Sunday 15 March 2009

A ceremonial palm planting and the paradox that is India

11.00am on Sunday and what else would one do, except get dressed up in my kurta and meet the great and good of the quadrangle of flats surrounding the garden where the 15 bottle palms I bought for the communal garden are to be planted. In fact it wasn't as cheesy as it could have been and after the wee speech and everyone concerned getting a chance to plant them out we had tea and samosas. There will be a wee sign saying that "some tube from Stonehaven bought these plants and will be remembered for being a tube", seriously though, they were charming and it all went swimmingly with photos aplenty.

Laiah and I being the only ones back at base, went into Connaught Place for lunch in Zen the Chinese/Japanese restaurant and pigged out on fabulous seafood and in my case a beer! By Indian standards it was expensive but the reality was it came to about $34 which included service charge and there was so much I have a doggy bag for tonight which we're to share.

Life in Delhi has been such a paradox of attitudes and practices that in the absence of any news (again, I must be getting boring), I thought I'd share some with you.

The cow is sacred as are monkeys & elephants and yet in a village in Haryana the locals went on a killing spree against the wild dogs which roam about everywhere (none of which seem to attack or even bark at you) on the basis of a story which had circulated that they'd eaten new born babies. The sad truth is that the female infanticide is a more likely source of the disappearing babies. A glaring example of this has been reported this morning when an IT engineer (I thought they were supposed to be smart), was charged with throwing his 4 day old baby daughter down a 30 ft well, what made this gruesome story even more tragic is his defence to the charge was that he wanted to spend more quality time with his wife and hence his actions!

Another story that left me speechless was a fairly famous and wealthy man phoned his wife from somewhere in Essex in England and uttered the word "Talaaq" 3 times to her, and as he's a muslim, she's now divorced despite her having changed to Islam only 3 months ago to please him. To ensure she got the message he sent her an sms with the same utterings.

On "Holi" there were about a thousand people convicted for drunken driving in Delhi alone, they got caught presumably because there was a distinct lack of traffic on the road that day and they must have been the only ones who, being pissed didn't notice!!

There is a flyover in south east Delhi not far from where we are, and it has been so badly designed that 6 people in three separate incidents have fallen off from it to their death in the last four days. On one day alone a family of 4 on a motorcycle (father, mother and two children) were killed after a collision with a crane and resulting in the four of them going over the side falling to their death on the road below, and this only hours after a young man toppled over the edge after a minor collision on the other side of the carriageway.

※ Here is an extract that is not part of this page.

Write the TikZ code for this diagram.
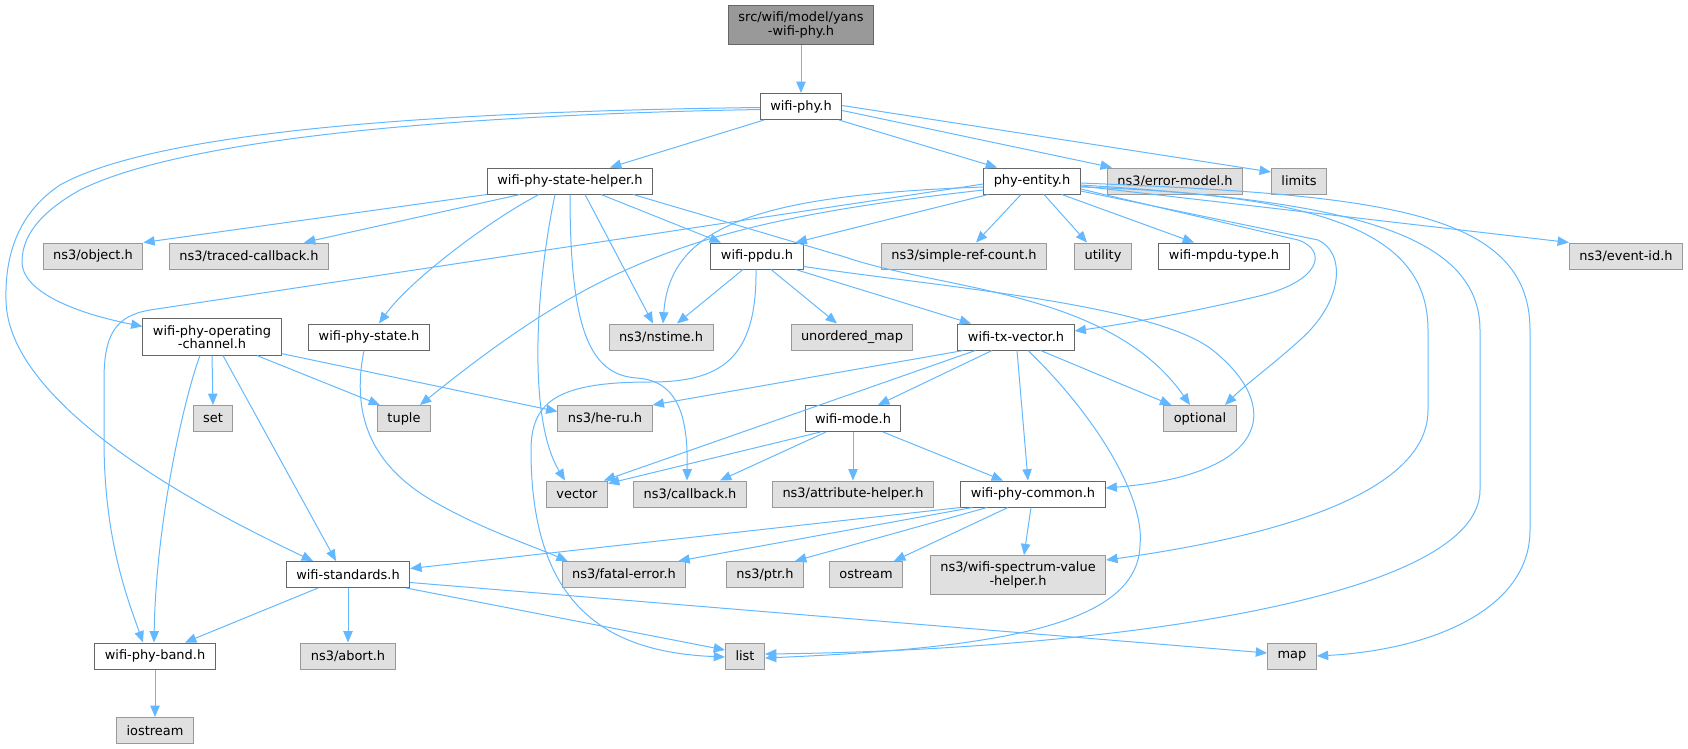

The number of suicides which happen when people are sacked or laid off is hard to comprehend, though this reaction certainly would reduce tribunals, if not a touch dramatic in the circumstances.

The traffic does get congested on the weekend and given the amount of vehicles on the road I suppose it is strange to see so many road accidents, since it is hard to imagine anyone getting up enough speed to do any lasting damage. The three wheeled rickshaw is the most vulnerable and is for the most part my form of transport when I have to go out at all. It is not hard to imagine it being crushed by some of the behemoths that pass for trucks with the equivalent of railway sleepers as part cabin and load bed. All of which is added to by the quirk employed of just going on whatever side of the road you fancy. The official driving side is the same as the UK, i.e. the left (a hangover from the colonial days), but doesn't seem to hold much sway, since everyone just picks whichever side they want and hope that anything coming the other way will have his lights on in the dark or will slow down to let you back in!

If all of this death and destruction sounds a bit pessimistic, then you'd be wrong. I love the chaos of the traffic in a perverse sort of way and so far the other forms of carnage haven't really impacted on anyone I know, so it is for the most part (and sadly) peripheral to my life in Delhi. It does though make for some gruesome reading in the papers we get daily, and when taken in the context of the life of a "Hindi" believer is paradoxical. Perhaps the high suicide rate is linked to the belief that the worse your life is here, then you must have been pretty awful in an earlier one and the next one will get better.

Namaste from a boring Sunday in Delhi and c'mon the Hoops!!